MEET THE BEETLES Flesh-eating dermestid beetles can clean off a duck skull in a matter of days. Plenty of museums and nature centers keep a colony or two of the dermestid beetles, and a modest contribution— say, $ 25— can often win you a spot in their beetle box. You will first need to skin the upper legs and then cut away most of the muscle, and skin the skull and cut out the tongue, but the bugs will do the rest. Another option: Inquire with a local taxidermist if you and your buddies can toss a few duck skulls and leg bones in with a load of deer skulls being prepped for European mounts. Tell the taxidermist there’s no need to go through the degreasing process. You will do that yourself in the next step.

DEGREASE THE BONES Once the bones are back from the beetles, degrease them by soaking them in warm water and Dawn dishwashing detergent for a few hours.
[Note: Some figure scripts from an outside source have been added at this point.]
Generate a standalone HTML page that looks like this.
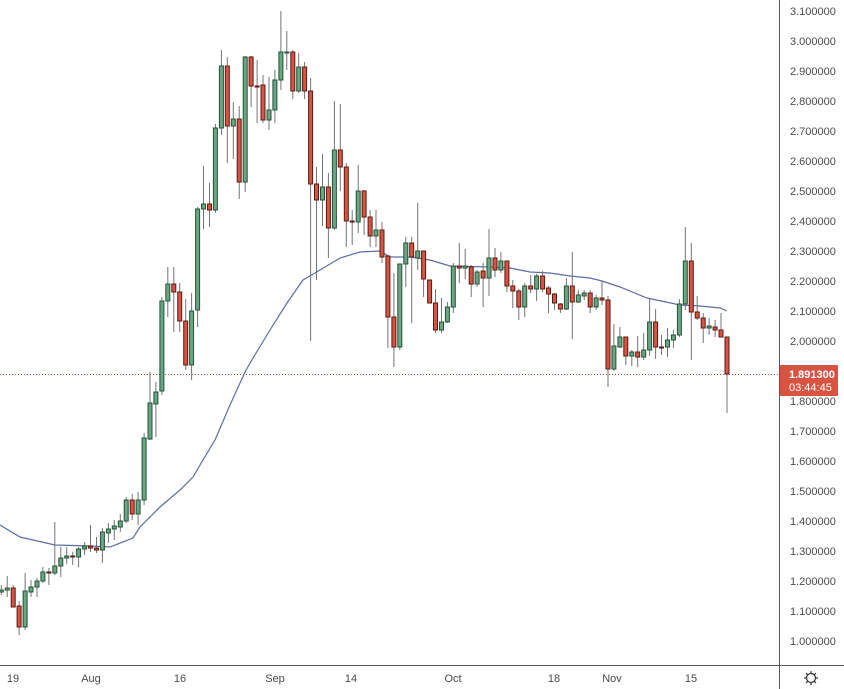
<!DOCTYPE html>
<html><head><meta charset="utf-8"><style>
html,body{margin:0;padding:0;background:#fff;}
svg{display:block;font-family:"Liberation Sans",sans-serif;}
</style></head><body>
<svg id="s" width="844" height="689" viewBox="0 0 844 689" xmlns="http://www.w3.org/2000/svg"></svg>
<script>
var D=[
['g',590,592,585,595],['g',588,590,576,597],['r',588,607,585,607],['r',606,627,601,635],['g',591,627,573,630],
['g',587,592,580,597],['g',581,587,578,597],['g',572,581,567,583],['r',572,573,568,585],['g',566,573,522,575],
['g',558,566,547,577],['g',556,558,547,564],['r',556,557,552,565],['g',549,557,547,567],['g',546,549,542,555],
['r',546,548,525,552],['r',548,550,537,553],['g',532,550,528,563],['g',529,533,523,543],['g',526,529,520,540],
['g',521,527,514,532],['g',500,521,497,523],['r',500,514,494,520],['g',500,514,492,525],['g',438,500,433,505],
['g',403,439,372,440],['g',392,404,382,437],['g',301,391,297,395],['g',284,301,267,317],['r',284,292,267,332],
['r',292,321,283,332],['r',321,365,299,370],['g',311,365,293,380],['g',209,310,207,327],['g',204,209,166,229],
['r',204,210,183,227],['g',128,210,124,213],['g',66,128,50,135],['r',66,126,57,163],['g',119,126,102,159],
['r',119,182,106,199],['g',57,182,56,192],['r',57,86,56,107],['r',86,87,60,123],['r',85,120,75,123],
['g',110,120,77,130],['g',80,110,70,123],['g',52,80,11,90],['g',52,53,31,70],['r',52,91,50,99],
['g',67,91,53,93],['r',67,91,62,99],['r',91,184,78,341],['r',184,200,167,280],['g',187,200,154,226],
['r',187,228,173,258],['g',150,228,101,230],['r',150,167,104,191],['r',167,221,163,247],['r',221,222,210,245],
['g',191,222,165,233],['r',191,217,190,235],['r',217,236,210,247],['g',230,236,210,247],['r',230,257,222,263],
['r',256,317,255,348],['r',317,347,273,367],['g',264,347,264,350],['g',243,264,237,287],['r',243,257,237,323],
['g',251,258,203,270],['r',251,279,251,297],['r',280,303,280,303],['r',303,330,289,333],['g',322,330,298,333],
['g',307,322,302,323],['g',266,307,263,313],['r',266,268,243,283],['g',266,268,249,279],['r',267,284,265,297],
['g',272,284,270,287],['r',271,278,263,307],['g',258,278,229,296],['r',258,270,248,277],['g',261,270,252,273],
['r',261,286,261,292],['r',286,291,280,308],['r',291,307,289,320],['g',286,307,283,317],['r',286,289,275,293],
['g',276,289,274,301],['r',276,289,271,292],['r',288,294,286,313],['r',294,303,293,310],['r',304,309,303,313],
['g',286,309,278,310],['r',286,302,252,339],['g',295,302,290,303],['g',293,296,290,300],['r',293,307,290,313],
['g',298,307,295,310],['r',298,300,281,305],['r',300,369,296,387],['g',346,369,324,371],['g',337,347,327,348],
['r',337,356,337,365],['g',352,356,350,366],['r',352,357,336,367],['g',350,357,333,360],['g',322,350,298,356],
['r',322,347,309,359],['r',347,348,335,355],['g',340,347,328,357],['g',335,340,330,348],['g',304,335,299,337],
['g',261,304,227,310],['r',261,312,243,360],['r',312,318,296,320],['r',318,328,313,343],['g',326,328,318,335],
['r',327,330,320,337],['r',330,337,313,337],['r',337,374,337,413]
];
var s='';
// grid-free background; price axis labels
var Y=function(v){return 11+(3.1-v)*300;};
for(var v=1.0;v<=3.1001;v+=0.1){var y=Y(v);s+='<text x="790" y="'+(y+4)+'" font-size="11" fill="#4a4a4a">'+v.toFixed(6)+'</text>';}
// MA
var ma=[[0,525],[20,537],[55,545],[90,546],[110,547],[133,538],[140,527],[160,507],[180,490],[193,477],[200,465],[215,440],[230,405],[245,372],[253,358],[270,330],[287,303],[303,280],[320,270],[340,258],[360,252],[380,251],[390,257],[410,257],[430,260],[450,266],[490,267],[510,268],[530,272],[550,273],[570,276],[590,278],[602,281],[620,287],[647,298],[680,305],[700,306],[720,308],[727,311]];
s+='<polyline fill="none" stroke="#5b6ea6" stroke-width="1.2" points="'+ma.map(function(p){return p.join(',')}).join(' ')+'"/>';
// current price line
s+='<line x1="0" y1="374.5" x2="779" y2="374.5" stroke="#c2463a" stroke-width="1" stroke-dasharray="1,2"/>';
for(var i=0;i<D.length;i++){
 var d=D[i],x=1.3+i*5.948,g=d[0]=='g';
 var fill=g?'#6ba583':'#d75442',st=g?'#225437':'#5b1a13';
 s+='<line x1="'+x.toFixed(1)+'" y1="'+d[3]+'" x2="'+x.toFixed(1)+'" y2="'+d[4]+'" stroke="#737375" stroke-width="1"/>';
 var h=Math.max(d[2]-d[1],1);
 s+='<rect x="'+(x-2).toFixed(1)+'" y="'+d[1]+'" width="4" height="'+h+'" fill="'+fill+'" stroke="'+st+'" stroke-width="1"/>';
}
// axes
s+='<rect x="779" y="0" width="65" height="689" fill="none"/>';
s+='<line x1="779.5" y1="0" x2="779.5" y2="689" stroke="#555" stroke-width="1"/>';
s+='<line x1="0" y1="665.5" x2="844" y2="665.5" stroke="#555" stroke-width="1"/>';
var xl=[['19',13],['Aug',91],['16',180],['Sep',275],['14',351],['Oct',453],['18',554],['Nov',612],['15',691]];
xl.forEach(function(a){s+='<text x="'+a[1]+'" y="682" font-size="11" fill="#4a4a4a" text-anchor="middle">'+a[0]+'</text>';});
// price tag
s+='<rect x="780" y="365" width="58" height="31" fill="#d75442" rx="1"/>';
s+='<text x="789" y="378" font-size="11" fill="#fff" font-weight="bold">1.891300</text>';
s+='<text x="789" y="391" font-size="11" fill="#fff">03:44:45</text>';
// gear icon
s+='<circle cx="811" cy="678" r="4.5" fill="none" stroke="#333" stroke-width="1.2"/>';
for(var k=0;k<8;k++){var a=k*Math.PI/4;s+='<line x1="'+(811+4.5*Math.cos(a))+'" y1="'+(678+4.5*Math.sin(a))+'" x2="'+(811+7*Math.cos(a))+'" y2="'+(678+7*Math.sin(a))+'" stroke="#333" stroke-width="1.2"/>';}
document.getElementById('s').innerHTML=s;
</script>
</body></html>
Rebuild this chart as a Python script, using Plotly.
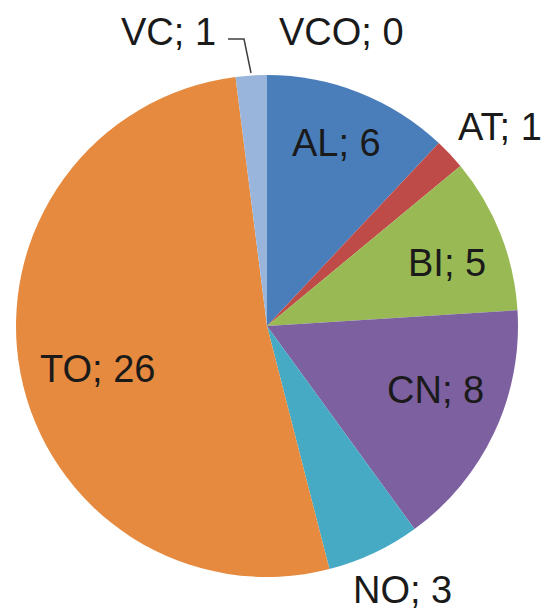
import plotly.graph_objects as go

W, H = 555, 613
OFF = 8  # default page body margin
FW, FH = W - OFF, H - OFF

labels = ["AL", "AT", "BI", "CN", "NO", "TO", "VC", "VCO"]
values = [6, 1, 5, 8, 3, 26, 1, 0]
colors = ["#4A7EBB", "#BE4B48", "#98B954", "#7D60A0", "#46AAC5", "#E58A3E", "#9AB5DB", "#F2F2F2"]

# label centre positions in window pixels (layout only)
label_px = [(336, 143), (500, 127), (447, 263), (435, 390), (402, 590),
            (97, 369), (168, 32), (341, 32)]


def px(x, y):
    return (x - OFF) / FW, 1 - (y - OFF) / FH


fig = go.Figure(go.Pie(
    labels=labels,
    values=values,
    sort=False,
    direction="clockwise",
    rotation=0,
    marker=dict(colors=colors, line=dict(width=0)),
    textinfo="none",
    hoverinfo="skip",
    showlegend=False,
    domain=dict(x=[px(16, 0)[0], px(518, 0)[0]], y=[px(0, 577)[1], px(0, 75)[1]]),
))

for lab, val, (x, y) in zip(labels, values, label_px):
    ax, ay = px(x, y)
    fig.add_annotation(
        x=ax, y=ay, xref="paper", yref="paper",
        text=f"{lab}; {val}", showarrow=False,
        xanchor="center", yanchor="middle",
        font=dict(family="Liberation Sans, Arial, sans-serif", size=38, color="#1A1A1A"),
    )

# leader line for VC label
p1, p2, p3 = px(228, 39), px(244, 39), px(251, 73)
fig.add_shape(
    type="path", xref="paper", yref="paper",
    path=f"M {p1[0]} {p1[1]} L {p2[0]} {p2[1]} L {p3[0]} {p3[1]}",
    line=dict(color="#404040", width=1.5),
)

fig.update_layout(
    width=FW, height=FH,
    margin=dict(l=0, r=0, t=0, b=0),
    paper_bgcolor="white",
    plot_bgcolor="white",
)

fig.write_html("out.html")
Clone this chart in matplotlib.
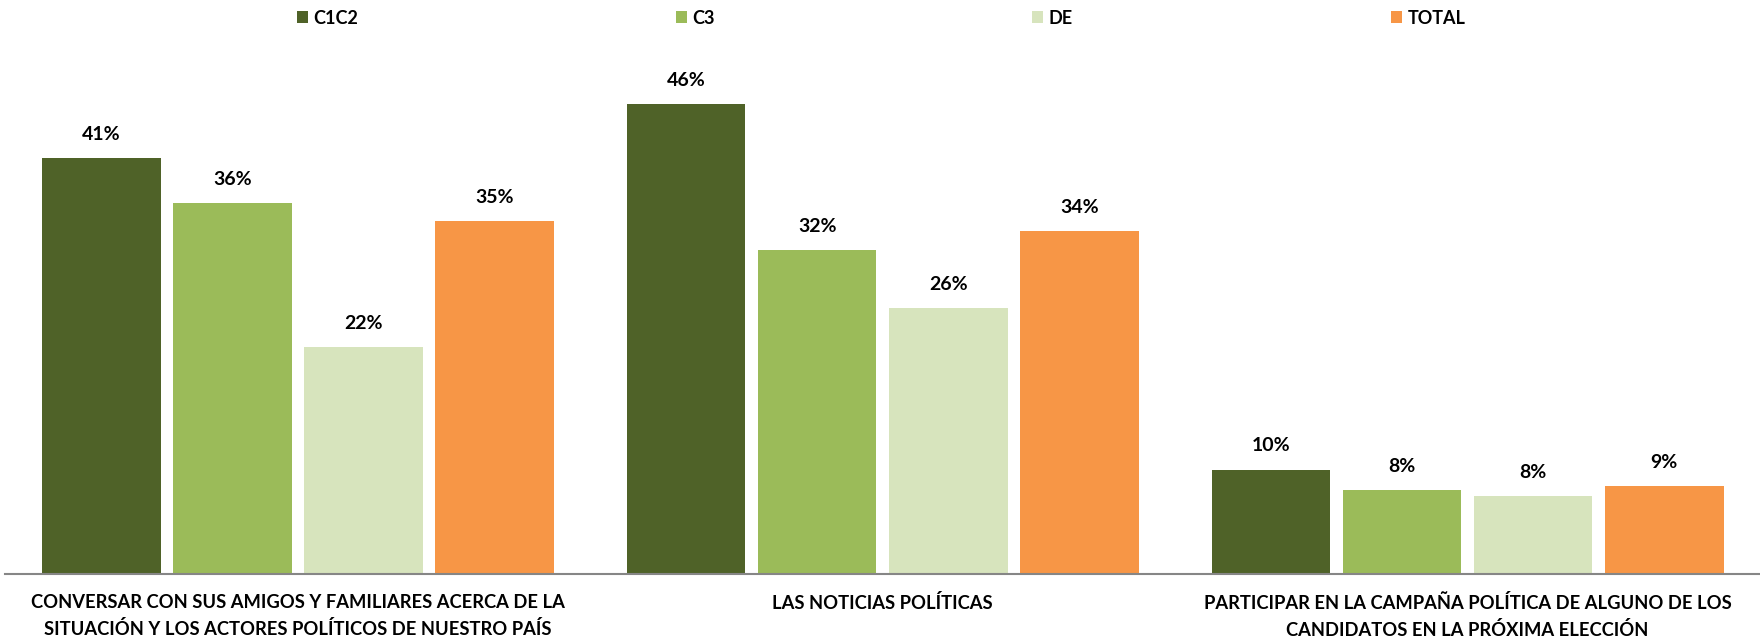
import matplotlib
matplotlib.use("Agg")
import matplotlib.pyplot as plt
from matplotlib.patches import Patch
import numpy as np

plt.rcParams['font.family'] = ['Lato', 'DejaVu Sans']
plt.rcParams['font.weight'] = 'bold'

categories = [
    "CONVERSAR CON SUS AMIGOS Y FAMILIARES ACERCA DE LA\nSITUACIÓN Y LOS ACTORES POLÍTICOS DE NUESTRO PAÍS",
    "LAS NOTICIAS POLÍTICAS",
    "PARTICIPAR EN LA CAMPAÑA POLÍTICA DE ALGUNO DE LOS\nCANDIDATOS EN LA PRÓXIMA ELECCIÓN",
]
series_names = ["C1C2", "C3", "DE", "TOTAL"]
c1c2 = [40.7, 46.0, 10.2]
c3 = [36.3, 31.7, 8.2]
de = [22.2, 26.0, 7.6]
total = [34.6, 33.6, 8.6]
labels_c1c2 = ["41%", "46%", "10%"]
labels_c3 = ["36%", "32%", "8%"]
labels_de = ["22%", "26%", "8%"]
labels_total = ["35%", "34%", "9%"]

colors = ["#4F6228", "#9BBB59", "#D7E4BD", "#F79646"]
series = [c1c2, c3, de, total]
series_labels = [labels_c1c2, labels_c3, labels_de, labels_total]

fig = plt.figure(figsize=(17.6, 6.4), dpi=100)
ax = fig.add_axes([0.003, 0.1037, 0.997, 0.797])

x = np.arange(len(categories))
step = 0.2241
width = 0.2031
for i, (vals, labs, col) in enumerate(zip(series, series_labels, colors)):
    xs = x + (i - 1.5) * step
    bars = ax.bar(xs, vals, width=width, color=col, edgecolor='none')
    for b, lab in zip(bars, labs):
        ax.annotate(lab, (b.get_x() + b.get_width() / 2, b.get_height()),
                    xytext=(0, 17), textcoords='offset points',
                    ha='center', va='center', fontsize=14, fontweight='bold',
                    color='#000000')

ax.set_xlim(-0.5, 2.5)
ax.set_ylim(0, 50)
ax.set_xticks(x)
ax.set_xticklabels(categories, fontsize=13.2, fontweight='bold', linespacing=1.62)
ax.tick_params(axis='x', length=0, pad=14.5)
ax.set_yticks([])
for s in ['top', 'left', 'right']:
    ax.spines[s].set_visible(False)
ax.spines['bottom'].set_color('#868686')
ax.spines['bottom'].set_linewidth(1.5)

legend_x = [296.7, 676, 1032, 1391]
for name, col, lx in zip(series_names, colors, legend_x):
    fig.legend(handles=[Patch(facecolor=col, edgecolor='none')], labels=[name],
               loc='center left', bbox_to_anchor=(lx / 1760, 1 - 18 / 640),
               frameon=False, prop={'weight': 'bold', 'size': 13},
               handlelength=0.62, handleheight=0.62, handletextpad=0.3,
               borderpad=0, borderaxespad=0)

fig.savefig("out.png", dpi=100)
Rinse well. Dry in the sun. To further whiten the bones, soak overnight in hydrogen peroxide and set in the sun to dry. Use small dabs of wood glue to strengthen any loose joints. Brush bleach on stubborn brown spots, or go all natural. If you want, add a yellow bill with acrylic paint.

COME TOGETHER Cross the leg bones and use hot glue to hold in place. Once they’re dry, build up a few layers of glue in the concave underside of the bill for a flat base, then attach the crossed bones to the back of the skull with more glue. Finish with a leather lanyard and duck band.